Les entreprises de location de courte durée, qui dénonçaient un rythme trop soutenu pour elles, ont également obtenu une trajectoire plus souple ; et les plateformes de VTC et de taxis seront, elles, traitées dans un décret à part. Parmi les autres amendements déposés, certains demandent d'intégrer d'autres technologies que les seules voitures électriques, comme 

 les hybrides rechargeables ou les agrocarburants.

Je ne peux pas croire qu'il y ait 2000 entreprises voyous sur les 3500 concernées
Bruno Millienne, député MoDem

Mais cela n'a pas suffi à convaincre les sceptiques. "Nous faisons le constat que la loi de 2019 n'est pas appliquée et la seule réponse, c'est un durcissement ? Comme si cela allait résoudre le problème", commente ainsi le député des Yvelines Bruno Millienne (MoDem). L'élu plaide pour le déploiement d'une mission parlementaire afin d'identifier les causes de blocage. "Je ne peux pas croire qu'il y ait 2000 entreprises voyous sur les 3500 concernées, avance-t-il. Il faut comprendre les raisons objectives qui font qu'elles n'y arrivent pas."

Parmi les arguments avancés par certains : le manque de modèles à faibles émissions disponibles, le coût d'une telle transformation, le faible maillage territorial en matière de bornes de recharge. Mais il y a d'autres raisons, moins affichées. "Dans la plupart des grandes entreprises, ceux qui possèdent des voitures de fonction s'en servent pour leurs déplacements privés le week-end ou pour voyager et ne souhaitent pas passer à l'électrique", souligne ainsi un expert du secteur.

Près de 6 voitures neuves sur 10

"Les Français veulent que ceux qui ont le plus fassent plus", plaide pour sa part Damien Adam auprès de l'AFP, voyant son texte comme permettant de donner un signal de longue durée aux entreprises. Certes, ces entreprises "ne concernent que 0,1 % des entreprises hexagonales, mais l’influence de ces dernières sur l’évolution du marché est considérable, lit-on dans le rapport de l'ONG Transport et Environnement. Chaque année, ces grands groupes immatriculent près de 6 véhicules légers neufs sur 10."

"Les entreprises doivent prendre leur part dans la transition énergétique, défend Clément Molizon, délégué général de l'Association nationale pour le développement de la mobilité électrique (Avere-France). Elles y gagneront financièrement (…) et elles permettront aux classes moyennes et populaires d'accéder à des véhicules de seconde main moins chers et plus rapidement."
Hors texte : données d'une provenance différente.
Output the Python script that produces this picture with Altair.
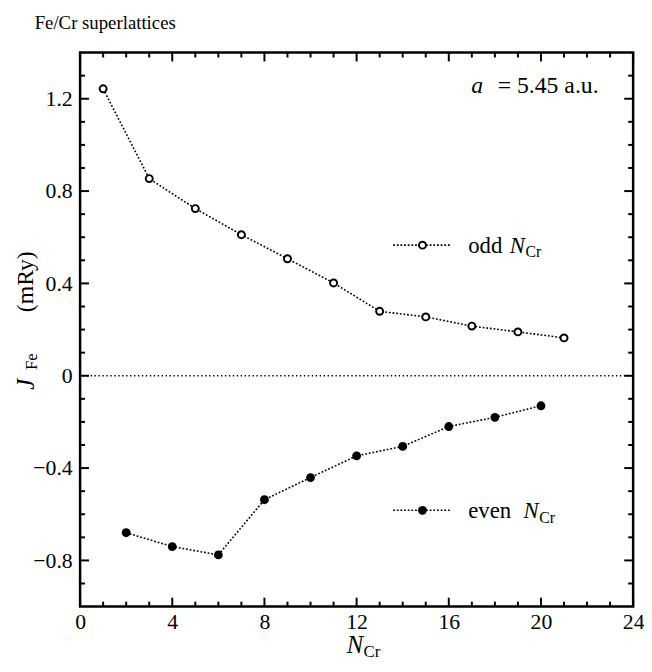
import altair as alt
import pandas as pd

SERIF = "Liberation Serif, Times New Roman, DejaVu Serif, serif"

# ---- data ----
odd_n = [1, 3, 5, 7, 9, 11, 13, 15, 17, 19, 21]
odd_j = [1.243, 0.854, 0.724, 0.611, 0.507, 0.402, 0.279, 0.255, 0.215, 0.190, 0.164]
even_n = [2, 4, 6, 8, 10, 12, 14, 16, 18, 20]
even_j = [-0.680, -0.740, -0.776, -0.537, -0.441, -0.347, -0.306, -0.220, -0.180, -0.130]

x_major = [0, 4, 8, 12, 16, 20, 24]
x_minor = [1, 2, 3, 5, 6, 7, 9, 10, 11, 13, 14, 15, 17, 18, 19, 21, 22, 23]
y_major = [-0.8, -0.4, 0.0, 0.4, 0.8, 1.2]
y_minor = [-0.9, -0.7, -0.6, -0.5, -0.3, -0.2, -0.1, 0.1, 0.2, 0.3, 0.5, 0.6, 0.7,
           0.9, 1.0, 1.1, 1.3]

W, H = 560, 561
MAJ, MIN = 9, 5

odd = pd.DataFrame({"N": odd_n, "J": odd_j})
even = pd.DataFrame({"N": even_n, "J": even_j})

xs = alt.Scale(domain=[0, 24], nice=False, zero=False)
ys = alt.Scale(domain=[-1.0, 1.4], nice=False, zero=False)

ax_x = alt.Axis(orient="bottom", values=x_major, ticks=False, domain=False, grid=False,
                labelFont=SERIF, labelFontSize=22, labelColor="black", labelPadding=5,
                labelFlush=False, format="d", title="")
ax_y = alt.Axis(orient="left", values=y_major, ticks=False, domain=False, grid=False,
                labelFont=SERIF, labelFontSize=22, labelColor="black", labelPadding=8,
                labelExpr="datum.value == 0 ? '0' : format(datum.value, '.1f')", title="")

DASH = [1.8, 1.9]

odd_line = alt.Chart(odd).mark_line(color="black", strokeWidth=1.6, strokeDash=DASH).encode(
    x=alt.X("N:Q", scale=xs, axis=ax_x),
    y=alt.Y("J:Q", scale=ys, axis=ax_y),
)
odd_pts = alt.Chart(odd).mark_point(shape="circle", filled=True, fill="white", stroke="black",
                                    strokeWidth=2, size=50, opacity=1).encode(
    x=alt.X("N:Q", scale=xs), y=alt.Y("J:Q", scale=ys))
even_line = alt.Chart(even).mark_line(color="black", strokeWidth=1.6, strokeDash=DASH).encode(
    x=alt.X("N:Q", scale=xs), y=alt.Y("J:Q", scale=ys))
even_pts = alt.Chart(even).mark_point(shape="circle", filled=True, color="black", size=80, opacity=1).encode(
    x=alt.X("N:Q", scale=xs), y=alt.Y("J:Q", scale=ys))
zero = alt.Chart(pd.DataFrame({"J": [0.0]})).mark_rule(color="black", strokeWidth=1.4, strokeDash=[1.4, 2.6]).encode(
    y=alt.Y("J:Q", scale=ys))

# inward tick marks on all four sides, drawn as ranged rules through the scales
PX_X = 24 / W
PX_Y = 2.4 / H


def xticks(vals, length):
    d = pd.DataFrame({"N": vals, "b0": [-1.0] * len(vals), "b1": [-1.0 + length * PX_Y] * len(vals),
                      "t0": [1.4] * len(vals), "t1": [1.4 - length * PX_Y] * len(vals)})
    bottom = alt.Chart(d).mark_rule(color="black", strokeWidth=2).encode(
        x=alt.X("N:Q", scale=xs), y=alt.Y("b0:Q", scale=ys), y2="b1:Q")
    top = alt.Chart(d).mark_rule(color="black", strokeWidth=2).encode(
        x=alt.X("N:Q", scale=xs), y=alt.Y("t0:Q", scale=ys), y2="t1:Q")
    return [bottom, top]


def yticks(vals, length):
    d = pd.DataFrame({"J": vals, "l0": [0.0] * len(vals), "l1": [length * PX_X] * len(vals),
                      "r0": [24.0] * len(vals), "r1": [24.0 - length * PX_X] * len(vals)})
    left = alt.Chart(d).mark_rule(color="black", strokeWidth=2).encode(
        y=alt.Y("J:Q", scale=ys), x=alt.X("l0:Q", scale=xs), x2="l1:Q")
    right = alt.Chart(d).mark_rule(color="black", strokeWidth=2).encode(
        y=alt.Y("J:Q", scale=ys), x=alt.X("r0:Q", scale=xs), x2="r1:Q")
    return [left, right]


ticks = xticks(x_major, MAJ) + xticks(x_minor, MIN) + yticks(y_major, MAJ) + yticks(y_minor, MIN)

one = alt.Data(values=[{}])


def txt(s, x, y, size=22, style="normal", angle=0, align="left", baseline="alphabetic"):
    return alt.Chart(one).mark_text(text=s, font=SERIF, fontSize=size, fontStyle=style, angle=angle,
                                    align=align, baseline=baseline, color="black").encode(
        x=alt.value(x), y=alt.value(y))


def leg_line(y):
    return alt.Chart(one).mark_rule(color="black", strokeWidth=1.6, strokeDash=DASH).encode(
        x=alt.value(317), x2=alt.value(376), y=alt.value(y))


leg_odd_pt = alt.Chart(one).mark_point(shape="circle", filled=True, fill="white", stroke="black",
                                       strokeWidth=2, size=50, opacity=1).encode(
    x=alt.value(346.7), y=alt.value(195))
leg_even_pt = alt.Chart(one).mark_point(shape="circle", filled=True, color="black", size=80, opacity=1).encode(
    x=alt.value(346.7), y=alt.value(463.5))

decor = [
    txt("Fe/Cr  superlattices", -46, -24, size=19),
    txt("a", 396, 41, size=24, style="italic"),
    txt("= 5.45   a.u.", 525, 41, size=24, align="right"),
    leg_line(195), leg_odd_pt,
    txt("odd", 393, 202.5, size=23), txt("N", 435, 202.5, size=23, style="italic"),
    txt("Cr", 451, 207.5, size=16),
    leg_line(463.5), leg_even_pt,
    txt("even", 393, 471, size=23), txt("N", 449, 471, size=23, style="italic"),
    txt("Cr", 465, 476, size=16),
    txt("N", 270, 608, size=25, style="italic"), txt("Cr", 287, 612, size=17),
    txt("J", -55, 336, size=25, style="italic", angle=270, align="center", baseline="middle"),
    txt("Fe", -49, 313, size=17, angle=270, align="center", baseline="middle"),
    txt("(mRy)", -55, 232, size=24, angle=270, align="center", baseline="middle"),
]

chart = alt.layer(*ticks, odd_line, odd_pts, even_line, even_pts, zero, *decor).properties(
    width=W, height=H,
    autosize=alt.AutoSizeParams(type="none"),
    padding={"left": 73, "top": 41, "right": 11, "bottom": 54},
    background="white",
).configure_view(stroke="black", strokeWidth=2.5)

chart.save("out.html", embed_options={"renderer": "svg", "actions": False})
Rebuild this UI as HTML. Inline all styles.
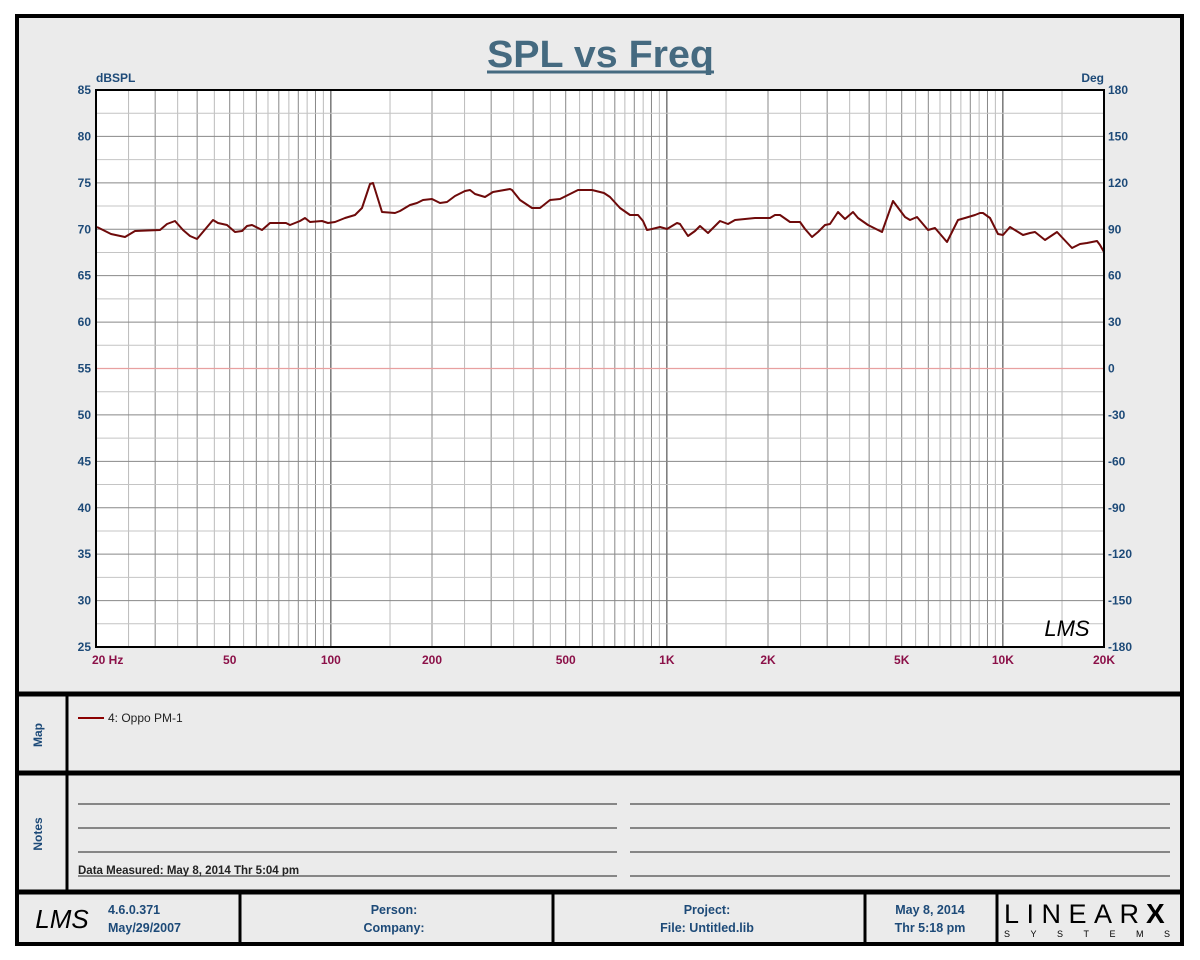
<!DOCTYPE html>
<html><head><meta charset="utf-8"><style>
html,body{margin:0;padding:0;background:#fff;}
svg{display:block;}
text{font-family:"Liberation Sans",Arial,sans-serif;}
</style></head><body>
<svg id="s" width="1200" height="960" xmlns="http://www.w3.org/2000/svg">
<rect x="0" y="0" width="1200" height="960" fill="#fff"/>
<rect x="17" y="16" width="1165" height="928" fill="#ebebeb" stroke="#000" stroke-width="4"/>
<line x1="17" y1="694" x2="1182" y2="694" stroke="#000" stroke-width="5"/>
<line x1="17" y1="773" x2="1182" y2="773" stroke="#000" stroke-width="5"/>
<line x1="17" y1="892" x2="1182" y2="892" stroke="#000" stroke-width="5"/>
<line x1="67" y1="694" x2="67" y2="892" stroke="#000" stroke-width="3"/>
<line x1="240" y1="892" x2="240" y2="942" stroke="#000" stroke-width="3"/>
<line x1="553" y1="892" x2="553" y2="942" stroke="#000" stroke-width="3"/>
<line x1="865" y1="892" x2="865" y2="942" stroke="#000" stroke-width="3"/>
<line x1="997" y1="892" x2="997" y2="942" stroke="#000" stroke-width="3"/>
<text x="487" y="67" font-size="38" font-weight="bold" fill="#456a80" textLength="227" lengthAdjust="spacingAndGlyphs">SPL vs Freq</text>
<line x1="487" y1="72" x2="714" y2="72" stroke="#456a80" stroke-width="3"/>
<rect x="96" y="90" width="1008" height="557" fill="#fff"/>
<g id="grid"></g>
<line x1="96" y1="368.5" x2="1104" y2="368.5" stroke="#e8a0a0" stroke-width="1.2"/>
<polyline id="curve" fill="none" stroke="#6e0a0a" stroke-width="2" stroke-linejoin="round"/>
<rect x="96" y="90" width="1008" height="557" fill="none" stroke="#000" stroke-width="2"/>
<text x="96" y="82" font-size="12" font-weight="bold" fill="#1d4a78">dBSPL</text>
<text x="1104" y="82" font-size="12" font-weight="bold" fill="#1d4a78" text-anchor="end">Deg</text>
<g id="labels" font-size="12" font-weight="bold"></g>
<text x="1067" y="636" font-size="22" font-style="italic" fill="#000" text-anchor="middle" font-family="Liberation Serif,serif">LMS</text>
<text x="42" y="735" font-size="12" font-weight="bold" fill="#1d4a78" text-anchor="middle" transform="rotate(-90 42 735)">Map</text>
<text x="42" y="834" font-size="12" font-weight="bold" fill="#1d4a78" text-anchor="middle" transform="rotate(-90 42 834)">Notes</text>
<line x1="78" y1="718" x2="104" y2="718" stroke="#8b0000" stroke-width="2"/>
<text x="108" y="722" font-size="12" fill="#222">4: Oppo PM-1</text>
<g stroke="#222" stroke-width="1">
<line x1="78" y1="804" x2="617" y2="804"/><line x1="78" y1="828" x2="617" y2="828"/><line x1="78" y1="852" x2="617" y2="852"/><line x1="78" y1="876" x2="617" y2="876"/>
<line x1="630" y1="804" x2="1170" y2="804"/><line x1="630" y1="828" x2="1170" y2="828"/><line x1="630" y1="852" x2="1170" y2="852"/><line x1="630" y1="876" x2="1170" y2="876"/>
</g>
<text x="78" y="874" font-size="11.5" font-weight="bold" fill="#222">Data Measured: May  8, 2014  Thr  5:04 pm</text>
<text x="62" y="928" font-size="26" font-style="italic" fill="#000" text-anchor="middle" font-family="Liberation Serif,serif">LMS</text>
<g font-size="12.5" font-weight="bold" fill="#1d4a78">
<text x="108" y="914">4.6.0.371</text><text x="108" y="932">May/29/2007</text>
<text x="394" y="914" text-anchor="middle">Person:</text><text x="394" y="932" text-anchor="middle">Company:</text>
<text x="707" y="914" text-anchor="middle">Project:</text><text x="707" y="932" text-anchor="middle">File: Untitled.lib</text>
<text x="930" y="914" text-anchor="middle">May  8, 2014</text><text x="930" y="932" text-anchor="middle">Thr  5:18 pm</text>
</g>
<text x="1004" y="923" font-size="27" fill="#000" font-family="Liberation Serif,serif" textLength="135" lengthAdjust="spacing">LINEAR</text>
<text x="1146" y="923" font-size="28" font-weight="bold" fill="#000">X</text>
<text x="1004" y="937" font-size="9" fill="#000" textLength="166" lengthAdjust="spacing">SYSTEMS</text>
</svg>
<script>
var NS="http://www.w3.org/2000/svg";
function el(t,a,p){var e=document.createElementNS(NS,t);for(var k in a)e.setAttribute(k,a[k]);p.appendChild(e);return e;}
var g=document.getElementById("grid"),L=document.getElementById("labels");
function fx(f){return 96+336*Math.log10(f/20);}
[10,100,1000,10000].forEach(function(d){
  for(var m=1;m<=10;m+=0.5){var f=m*d;if(f<=20||f>=20000)continue;
    var major=(m===10||m===1);var whole=(m%1===0);
    var c=major?"#555":(whole?"#888":"#bbb");
    var x=fx(f);el("line",{x1:x,y1:90,x2:x,y2:647,stroke:c,"stroke-width":1},g);}
});
for(var i=1;i<24;i++){var y=90+i*557/24;el("line",{x1:96,y1:y,x2:1104,y2:y,stroke:(i%2?"#c4c4c4":"#888"),"stroke-width":1},g);}
for(var i=0;i<=12;i++){var y=90+i*557/12;
  var t=el("text",{x:91,y:y+4,"text-anchor":"end",fill:"#1d4a78"},L);t.textContent=85-5*i;
  var t2=el("text",{x:1108,y:y+4,fill:"#1d4a78"},L);t2.textContent=180-30*i;}
[[20,"20  Hz",92,"start"],[50,"50"],[100,"100"],[200,"200"],[500,"500"],[1000,"1K"],[2000,"2K"],[5000,"5K"],[10000,"10K"],[20000,"20K"]].forEach(function(a){
  var t=el("text",{x:a[2]||fx(a[0]),y:664,"text-anchor":a[3]||"middle",fill:"#8b1048"},L);t.textContent=a[1];});
var pts=[[97,227],[101,229],[111,234],[125,237],[135,231],[160,230],[167,224],[175,221],[183,230],[190,236],[197,239],[213,220],[218,223],[227,225],[235,232],[242,231],[247,226],[252,225],[262,230],[270,223],[286,223],[290,225],[300,221],[305,218],[310,222],[322,221],[328,223],[335,222],[345,218],[355,215],[362,208],[370,184],[373,183],[382,212],[395,213],[400,211],[410,205],[417,203],[423,200],[432,199],[440,203],[447,202],[455,196],[465,191],[470,190],[475,194],[485,197],[493,192],[510,189],[512,190],[520,200],[532,208],[540,208],[550,200],[560,199],[570,194],[578,190],[592,190],[600,192],[604,193],[610,197],[620,208],[630,215],[638,215],[643,221],[647,230],[652,229],[660,227],[667,229],[677,223],[680,224],[688,236],[695,231],[700,226],[708,233],[720,221],[728,224],[735,220],[745,219],[755,218],[770,218],[775,215],[780,215],[790,222],[800,222],[805,229],[812,237],[818,232],[825,225],[830,224],[838,212],[845,219],[853,212],[858,218],[868,225],[882,232],[893,201],[905,217],[910,220],[917,217],[928,230],[935,228],[947,242],[958,220],[965,218],[975,215],[980,213],[983,213],[990,218],[998,234],[1003,235],[1010,227],[1023,235],[1030,233],[1035,232],[1045,240],[1057,232],[1072,248],[1080,244],[1087,243],[1097,241],[1100,245],[1104,252]];
document.getElementById("curve").setAttribute("points",pts.map(function(p){return p.join(",")}).join(" "));
</script>
</body></html>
Le gouvernement soutient la proposition de loi du bout des lèvres
Un expert

Officiellement, le gouvernement soutient le texte : difficile, en effet, de ne pas défendre l'électrification du parc automobile français qui doit contribuer aux objectifs de réduction des émissions de gaz à effet de serre de la France. "Le gouvernement soutiendra le texte ainsi que, au cas par cas, les amendements qui viseront à tenir compte de la situation de certains secteurs soumis à des contraintes particulières", précise toutefois le cabinet du ministre des Transports, Patrice Vergriete. Une posture qui permet de répondre aux inquiétudes de certains. "Le gouvernement soutient la proposition de loi du bout des lèvres, regrette un acteur de l'électrique. La preuve, aucune action n'a semble-t-il été prise pour aligner la majorité."

Selon certaines sources, des grandes entreprises auraient fait pression sur le gouvernement pour diminuer la portée de ce texte, arguant que s'il était adopté en l'état, elles remplaceraient les flottes de voitures de fonction par des frais de remboursement sur des véhicules personnels, sur lesquels ne porte pas d'obligation de faibles émissions.

La France a une spécificité en la matière : selon les données 2023 de l'ONG Transport & Environnement, seuls 8% des véhicules neufs immatriculés par les grands groupes assujettis à la loi étaient électriques, soit presque trois fois moins que les ménages (22%).

La tendance n'est pas la même chez nos voisins. En Belgique, où les véhicules de fonction sont plus nombreux, des incitations fiscales doivent ainsi permettre d'atteindre l'électrification du parc dès 2026. 

L'Hexagone compte toutefois quelques bons élèves, dans les clous du dispositif prévu par la loi de 2019 : 40% de voitures électriques parmi les voitures immatriculées en 2023 chez EDF, 46% à La Poste.